### WRITTEN EXERCISE
Reproduce every line of the listing as written, apart from the pictures.
### DATA EXTRACT
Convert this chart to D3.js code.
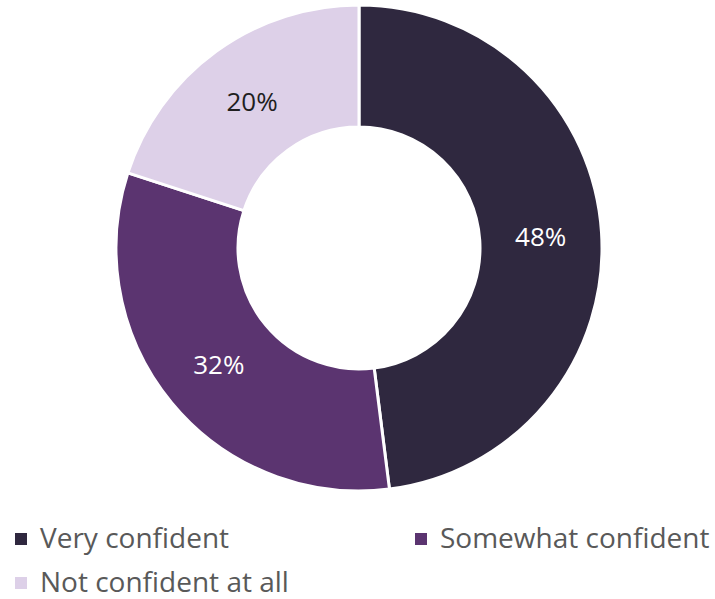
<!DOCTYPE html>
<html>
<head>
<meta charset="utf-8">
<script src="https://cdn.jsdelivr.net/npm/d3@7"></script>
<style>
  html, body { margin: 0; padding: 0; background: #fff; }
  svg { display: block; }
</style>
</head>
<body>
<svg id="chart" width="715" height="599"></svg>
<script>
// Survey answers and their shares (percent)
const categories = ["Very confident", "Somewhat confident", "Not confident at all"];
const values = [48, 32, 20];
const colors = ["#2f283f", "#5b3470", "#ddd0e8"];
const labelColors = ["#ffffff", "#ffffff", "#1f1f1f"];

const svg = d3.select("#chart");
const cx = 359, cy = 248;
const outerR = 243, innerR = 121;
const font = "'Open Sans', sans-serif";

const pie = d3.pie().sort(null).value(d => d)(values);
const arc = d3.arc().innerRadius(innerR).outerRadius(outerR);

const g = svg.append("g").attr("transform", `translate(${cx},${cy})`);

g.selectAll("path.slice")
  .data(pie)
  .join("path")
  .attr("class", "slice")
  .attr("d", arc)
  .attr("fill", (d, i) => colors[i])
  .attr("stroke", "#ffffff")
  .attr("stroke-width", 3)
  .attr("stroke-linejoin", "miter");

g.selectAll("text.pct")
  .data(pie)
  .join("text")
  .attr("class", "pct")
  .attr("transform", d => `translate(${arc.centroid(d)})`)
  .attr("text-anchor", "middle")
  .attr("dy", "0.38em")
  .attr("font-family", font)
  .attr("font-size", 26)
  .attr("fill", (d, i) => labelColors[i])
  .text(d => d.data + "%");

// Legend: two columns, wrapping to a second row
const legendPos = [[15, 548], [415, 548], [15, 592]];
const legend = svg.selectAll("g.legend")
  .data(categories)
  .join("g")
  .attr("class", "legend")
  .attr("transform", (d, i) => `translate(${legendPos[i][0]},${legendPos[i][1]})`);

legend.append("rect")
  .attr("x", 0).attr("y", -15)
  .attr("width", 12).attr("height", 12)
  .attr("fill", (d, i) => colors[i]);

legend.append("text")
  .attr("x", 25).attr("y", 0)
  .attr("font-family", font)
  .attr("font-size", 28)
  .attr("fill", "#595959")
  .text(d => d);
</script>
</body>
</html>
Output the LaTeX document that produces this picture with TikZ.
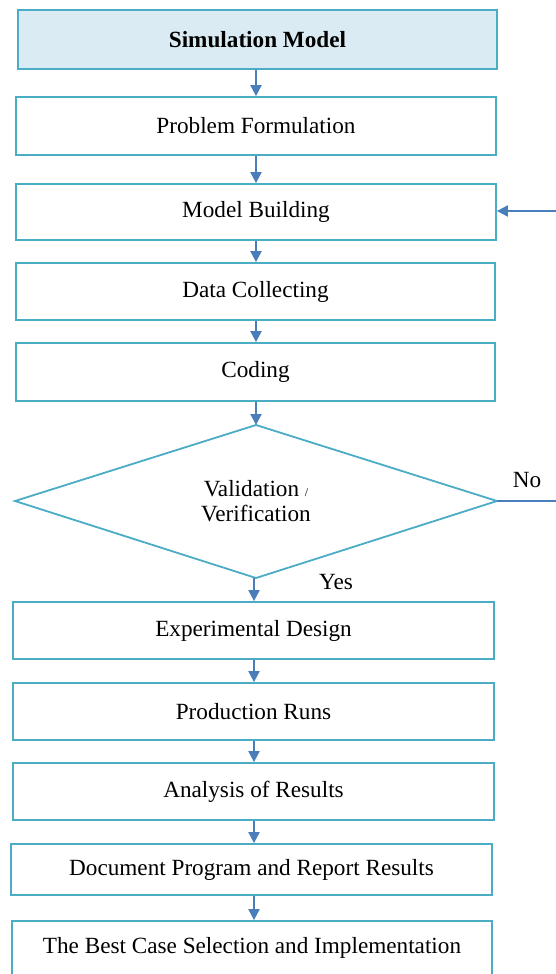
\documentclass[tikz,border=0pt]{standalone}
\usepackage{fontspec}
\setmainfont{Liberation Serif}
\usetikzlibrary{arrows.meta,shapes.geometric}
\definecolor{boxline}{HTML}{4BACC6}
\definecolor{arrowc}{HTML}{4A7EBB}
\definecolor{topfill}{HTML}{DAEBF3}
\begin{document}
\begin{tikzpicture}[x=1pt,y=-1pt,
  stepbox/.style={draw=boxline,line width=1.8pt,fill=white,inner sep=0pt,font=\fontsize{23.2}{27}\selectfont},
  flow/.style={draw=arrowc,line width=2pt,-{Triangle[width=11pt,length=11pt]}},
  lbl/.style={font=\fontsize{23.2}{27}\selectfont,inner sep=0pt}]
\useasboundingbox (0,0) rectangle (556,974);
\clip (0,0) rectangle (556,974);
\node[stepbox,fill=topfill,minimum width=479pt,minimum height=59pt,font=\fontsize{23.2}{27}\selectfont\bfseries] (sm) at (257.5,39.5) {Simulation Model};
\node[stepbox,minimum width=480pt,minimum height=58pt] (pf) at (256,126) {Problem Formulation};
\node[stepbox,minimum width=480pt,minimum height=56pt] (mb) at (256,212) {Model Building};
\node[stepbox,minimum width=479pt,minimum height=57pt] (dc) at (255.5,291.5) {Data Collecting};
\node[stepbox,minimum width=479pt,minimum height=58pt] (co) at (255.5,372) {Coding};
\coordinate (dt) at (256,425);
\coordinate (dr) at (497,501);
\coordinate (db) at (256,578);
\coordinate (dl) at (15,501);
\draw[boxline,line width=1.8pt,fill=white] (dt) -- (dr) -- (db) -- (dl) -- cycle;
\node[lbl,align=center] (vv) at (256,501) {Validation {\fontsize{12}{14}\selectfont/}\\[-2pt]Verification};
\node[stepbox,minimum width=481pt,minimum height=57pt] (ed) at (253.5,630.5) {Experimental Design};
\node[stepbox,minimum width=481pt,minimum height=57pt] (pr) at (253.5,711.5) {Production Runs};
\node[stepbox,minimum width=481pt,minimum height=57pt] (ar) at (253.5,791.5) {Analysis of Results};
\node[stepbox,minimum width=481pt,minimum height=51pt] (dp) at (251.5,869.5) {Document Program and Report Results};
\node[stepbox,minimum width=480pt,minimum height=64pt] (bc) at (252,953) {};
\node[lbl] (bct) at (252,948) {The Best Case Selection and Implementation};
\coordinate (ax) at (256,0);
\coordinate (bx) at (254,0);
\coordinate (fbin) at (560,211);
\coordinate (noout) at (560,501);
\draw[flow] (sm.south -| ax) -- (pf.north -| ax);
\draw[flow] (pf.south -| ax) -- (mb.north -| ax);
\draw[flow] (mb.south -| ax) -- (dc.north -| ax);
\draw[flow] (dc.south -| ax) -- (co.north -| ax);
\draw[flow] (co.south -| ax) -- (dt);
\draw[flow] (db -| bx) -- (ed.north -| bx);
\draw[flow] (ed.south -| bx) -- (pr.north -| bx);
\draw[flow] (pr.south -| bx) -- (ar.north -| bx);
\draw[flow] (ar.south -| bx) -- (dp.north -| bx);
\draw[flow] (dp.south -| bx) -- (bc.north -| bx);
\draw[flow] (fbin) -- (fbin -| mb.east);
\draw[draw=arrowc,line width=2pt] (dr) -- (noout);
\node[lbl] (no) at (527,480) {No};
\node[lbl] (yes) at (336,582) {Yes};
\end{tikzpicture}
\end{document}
######
### EXERCISE ANSWER
Convert this chart to D3.js code.
<!DOCTYPE html>
<html>
<head>
<meta charset="utf-8">
<script src="https://cdn.jsdelivr.net/npm/d3@7"></script>
<style>
  html, body { margin: 0; padding: 0; background: #fff; }
  svg { display: block; }
</style>
</head>
<body>
<svg id="chart" width="715" height="599"></svg>
<script>
// Survey answers and their shares (percent)
const categories = ["Very confident", "Somewhat confident", "Not confident at all"];
const values = [48, 32, 20];
const colors = ["#2f283f", "#5b3470", "#ddd0e8"];
const labelColors = ["#ffffff", "#ffffff", "#1f1f1f"];

const svg = d3.select("#chart");
const cx = 359, cy = 248;
const outerR = 243, innerR = 121;
const font = "'Open Sans', sans-serif";

const pie = d3.pie().sort(null).value(d => d)(values);
const arc = d3.arc().innerRadius(innerR).outerRadius(outerR);

const g = svg.append("g").attr("transform", `translate(${cx},${cy})`);

g.selectAll("path.slice")
  .data(pie)
  .join("path")
  .attr("class", "slice")
  .attr("d", arc)
  .attr("fill", (d, i) => colors[i])
  .attr("stroke", "#ffffff")
  .attr("stroke-width", 3)
  .attr("stroke-linejoin", "miter");

g.selectAll("text.pct")
  .data(pie)
  .join("text")
  .attr("class", "pct")
  .attr("transform", d => `translate(${arc.centroid(d)})`)
  .attr("text-anchor", "middle")
  .attr("dy", "0.38em")
  .attr("font-family", font)
  .attr("font-size", 26)
  .attr("fill", (d, i) => labelColors[i])
  .text(d => d.data + "%");

// Legend: two columns, wrapping to a second row
const legendPos = [[15, 548], [415, 548], [15, 592]];
const legend = svg.selectAll("g.legend")
  .data(categories)
  .join("g")
  .attr("class", "legend")
  .attr("transform", (d, i) => `translate(${legendPos[i][0]},${legendPos[i][1]})`);

legend.append("rect")
  .attr("x", 0).attr("y", -15)
  .attr("width", 12).attr("height", 12)
  .attr("fill", (d, i) => colors[i]);

legend.append("text")
  .attr("x", 25).attr("y", 0)
  .attr("font-family", font)
  .attr("font-size", 28)
  .attr("fill", "#595959")
  .text(d => d);
</script>
</body>
</html>
Output the LaTeX document that produces this picture with TikZ.
\documentclass[tikz,border=0pt]{standalone}
\usepackage{fontspec}
\setmainfont{Liberation Serif}
\usetikzlibrary{arrows.meta,shapes.geometric}
\definecolor{boxline}{HTML}{4BACC6}
\definecolor{arrowc}{HTML}{4A7EBB}
\definecolor{topfill}{HTML}{DAEBF3}
\begin{document}
\begin{tikzpicture}[x=1pt,y=-1pt,
  stepbox/.style={draw=boxline,line width=1.8pt,fill=white,inner sep=0pt,font=\fontsize{23.2}{27}\selectfont},
  flow/.style={draw=arrowc,line width=2pt,-{Triangle[width=11pt,length=11pt]}},
  lbl/.style={font=\fontsize{23.2}{27}\selectfont,inner sep=0pt}]
\useasboundingbox (0,0) rectangle (556,974);
\clip (0,0) rectangle (556,974);
\node[stepbox,fill=topfill,minimum width=479pt,minimum height=59pt,font=\fontsize{23.2}{27}\selectfont\bfseries] (sm) at (257.5,39.5) {Simulation Model};
\node[stepbox,minimum width=480pt,minimum height=58pt] (pf) at (256,126) {Problem Formulation};
\node[stepbox,minimum width=480pt,minimum height=56pt] (mb) at (256,212) {Model Building};
\node[stepbox,minimum width=479pt,minimum height=57pt] (dc) at (255.5,291.5) {Data Collecting};
\node[stepbox,minimum width=479pt,minimum height=58pt] (co) at (255.5,372) {Coding};
\coordinate (dt) at (256,425);
\coordinate (dr) at (497,501);
\coordinate (db) at (256,578);
\coordinate (dl) at (15,501);
\draw[boxline,line width=1.8pt,fill=white] (dt) -- (dr) -- (db) -- (dl) -- cycle;
\node[lbl,align=center] (vv) at (256,501) {Validation {\fontsize{12}{14}\selectfont/}\\[-2pt]Verification};
\node[stepbox,minimum width=481pt,minimum height=57pt] (ed) at (253.5,630.5) {Experimental Design};
\node[stepbox,minimum width=481pt,minimum height=57pt] (pr) at (253.5,711.5) {Production Runs};
\node[stepbox,minimum width=481pt,minimum height=57pt] (ar) at (253.5,791.5) {Analysis of Results};
\node[stepbox,minimum width=481pt,minimum height=51pt] (dp) at (251.5,869.5) {Document Program and Report Results};
\node[stepbox,minimum width=480pt,minimum height=64pt] (bc) at (252,953) {};
\node[lbl] (bct) at (252,948) {The Best Case Selection and Implementation};
\coordinate (ax) at (256,0);
\coordinate (bx) at (254,0);
\coordinate (fbin) at (560,211);
\coordinate (noout) at (560,501);
\draw[flow] (sm.south -| ax) -- (pf.north -| ax);
\draw[flow] (pf.south -| ax) -- (mb.north -| ax);
\draw[flow] (mb.south -| ax) -- (dc.north -| ax);
\draw[flow] (dc.south -| ax) -- (co.north -| ax);
\draw[flow] (co.south -| ax) -- (dt);
\draw[flow] (db -| bx) -- (ed.north -| bx);
\draw[flow] (ed.south -| bx) -- (pr.north -| bx);
\draw[flow] (pr.south -| bx) -- (ar.north -| bx);
\draw[flow] (ar.south -| bx) -- (dp.north -| bx);
\draw[flow] (dp.south -| bx) -- (bc.north -| bx);
\draw[flow] (fbin) -- (fbin -| mb.east);
\draw[draw=arrowc,line width=2pt] (dr) -- (noout);
\node[lbl] (no) at (527,480) {No};
\node[lbl] (yes) at (336,582) {Yes};
\end{tikzpicture}
\end{document}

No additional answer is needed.